The U.S. Centers for Medicare and Medicaid Services (CMS) has released a proposed rule for its 2015 Hospital Outpatient Prospective Payment System (HOPPS), bringing good news to radiology in the form of a 51% increase in payment for breast biopsy procedures.
Last year's HOPPS rule dramatically cut payments for stereotactic, ultrasound, and MRI-guided vacuum-assisted breast biopsy. Women's imaging advocates warned that the steep reductions could lead to a return to open surgical biopsy procedures.
Affected were CPT codes 19102 (breast biopsy with core needle) and 19103 (breast biopsy with vacuum-assisted or rotating device). The codes were replaced with six new ones that bundled payments for breast biopsy procedures (19081-19086) and assigned them to ambulatory payment classification (APC) codes that ended up reducing payment rates.
Radiology advocates protested, and in a March meeting, CMS' Advisory Panel on Hospital Outpatient Payment recommended that payment rates for the codes be revised. For 2015, CMS is now proposing that payments for codes 19081, 19083, and 19085 be raised 51%, from the $702.08 set in 2014 to $1,062.28.
CMS will continue to package payment for add-on CPT codes 19082, 19084, and 19086 under the OPPS for 2015, consistent with its policy for add-on codes that was implemented on January 1 of this year, the agency said.
"This is good news -- after years of bad," said Pamela Kassing, senior economics and health policy advisor at the American College of Radiology (ACR). "We're glad CMS is correcting the bundled codes so that these breast biopsy procedures will be paid decently."
It's to CMS' credit that it responded to feedback from specialty societies and providers, said Dr. Ezequiel Silva III of the University of Texas Health Science Center. Silva is also on the board of directors at ACR's Harvey L. Neiman Health Policy Institute.
"Of course, this is a proposed rule, and the rate still may not reflect actual costs for breast biopsy," he told AuntMinnie.com. "But it looks like CMS is going in a favorable direction."
Comprehensive APCs are coming
In addition to addressing breast biopsy payment concerns, the proposed rule continues work that CMS started last year, when it adopted what it calls a comprehensive APC policy to expand the categories of related items and services packaged into a single payment.
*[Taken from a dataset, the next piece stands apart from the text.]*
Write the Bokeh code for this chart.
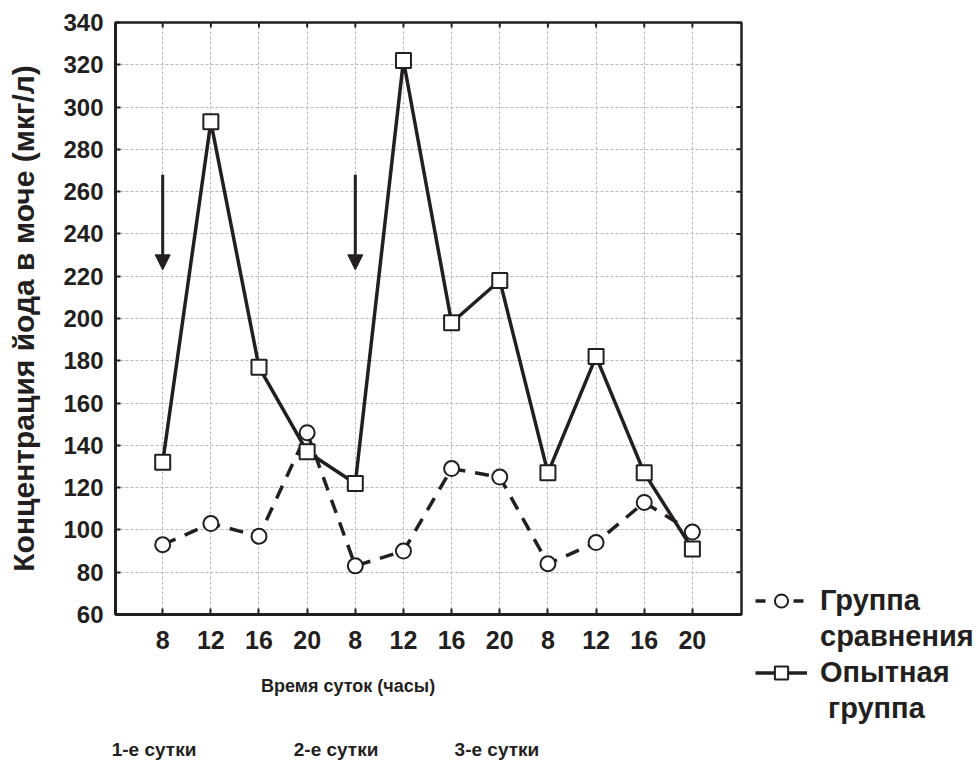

CMS delayed implementation of this policy to 2015 to provide it and hospitals with more time to evaluate and comment further, Kassing said.
"Composite APCs are a way to bundle payment for multiple procedures done on the same day, while comprehensive APCs are a way to bundle payment for specific types of procedures performed over a series of days," she said. "It's Medicare's way of moving toward creating 'episodes of care' in the HOPPS system, and we want to be involved in the process so that it develops in a way that's good for radiology."
The proposed rule will be published in the Federal Register on July 14. CMS will accept comments on it until September 2, and it plans to post the final rule on November 1.